Image by arnold | inuyaki
Spam comes in all shapes and sizes (and apparently flavors). What happens when unsuspecting and ignorant bloggers become just that though– spammers?
A few bloggers were recently talking about the IFB forums and the growing number of new bloggers spamming people with emails that look like this:
I would like to have more followers by google connect. If you like my blog and you follow it, let me know and I will do the same for you. You can fallow my blogloving as well.
Or it may read like this:
I would like to call you to check my blog, and if you like it follow me I will love to follow u2~!Also, find me on polyvore and tumblr if You want 🙂
These are real messages sitting in my IFB inbox right now. Recently Eli at Thrift Eye posted an image of an email sent to her by a blogger– the blogger called herself very popular and noted that her popularity came through other blogs writing about her. Naturally she thought that Eli should write about her. People responded on twitter– she wasn't the only one who received that email.

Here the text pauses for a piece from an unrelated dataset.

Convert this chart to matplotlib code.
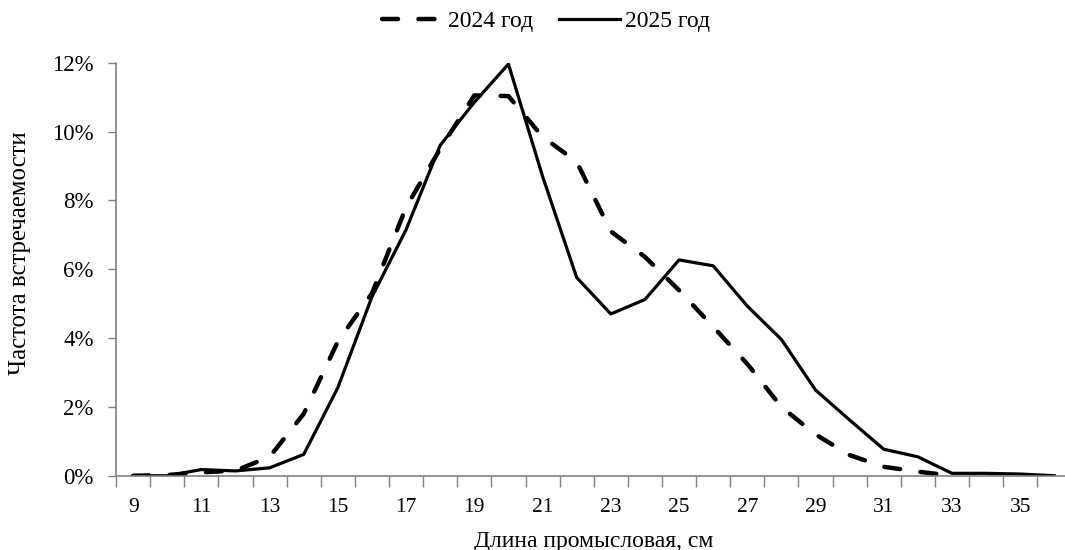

Self promotion is a great tool, and in many ways blogging is still like the Wild, Wild West– untamed, wild, and without rules. Sadly, this approach likely works in the short term because these bloggers will simply add one another as friends on Bloglovin. In the long-run, I don't believe creates an interactive, vocal, or dynamic audience. As someone who works with brands, I know many companies value seeing comments over numbers– interaction is much more important to them than numbers!
There are so many resources on the IFB community (through forum rules, our current blog posts, and our extensive archives) and through social media that there's no excuse for lazy behavior. This doesn't mean that the blogger is bad– just misguided and a bit ignorant to how the community functions, along with the hard work required to grow your blog.
Responding to Unintentional Spammers:
It's up to you ultimately how to interact with these people– maybe you love to check out their links and explore new blogs. Maybe you see the email in your box & groan. Maybe it fills you with a Hulk-like rage (ASHE SMASH!). No matter how you respond, maybe there are conductive ways to help them out, lead them on a better course,
- Ignore them. This has typically been my response. If they can't be bothered to build a natural relationship with me (or even visit my own blog), why would I justify it by giving them a shred of traffic? This method doesn't necessarily help the blogging community at large.
- Write back. I believe this idea came from Bella at Citizen Rosebud, who mentioned schooling some of these misguided fashionistas. Create a response you can send when writing back– something fast & friendly. You could write back something useful like:
I know how hard it is to grow your blog, but writing messages like this is considered spam and many bloggers don't appreciate them. In fact, many do resent them! This might be why a lot of your messages go unanswered. While I'm happy to check out your site, I do believe in genuinely building up relationships with other bloggers. So perhaps getting out there, commenting on blogs, and getting active in the community is a better way to reach people. While this may create short term growth for your site, in the long-run it'll just alienate you from the community! I'd hate to see you stunt your growth before it can even begin! If you want more suggestions on how to grow your site, maybe check out the following articles/websites?
- Provide Great Tips. When Bella wrote back to a blogger she said, “May I suggest you reach out directly to blogs you like, and introduce yourself via THEIR blogs or email. This doesn't make me feel good, the “I'll follow you and you follow back” message, it makes me feel like I fell into a hole and landed back in gradeschool.” This is great because it's not only personal, but she provides suggestions on more efficient ways to get in touch with and build relationships within the blogging community.
- Share information. Ways to grow traffic aren't a secret. There are dozens of ebooks, IFB articles, and Problogger articles on it. Keep a short list that you can attach to an email, like the following links:
Don't Go It Alone: Relationship-Building for Bloggers
10 Realizations that Will Crush Your Little Heart Your First Year Blogging
IFB Forums: How do you get many followers/your blog noticed?
IFB Forums: How are you getting your blog noticed?
IFB Forums: How do you get people to follow your blog once they've visited?
IFB Forums: How to have more traffic and readers: my experience
Have you written these kinds of emails– and if so, what has the response been when you've sent them? Have you been on the receiving end of them– and what tends to be your response?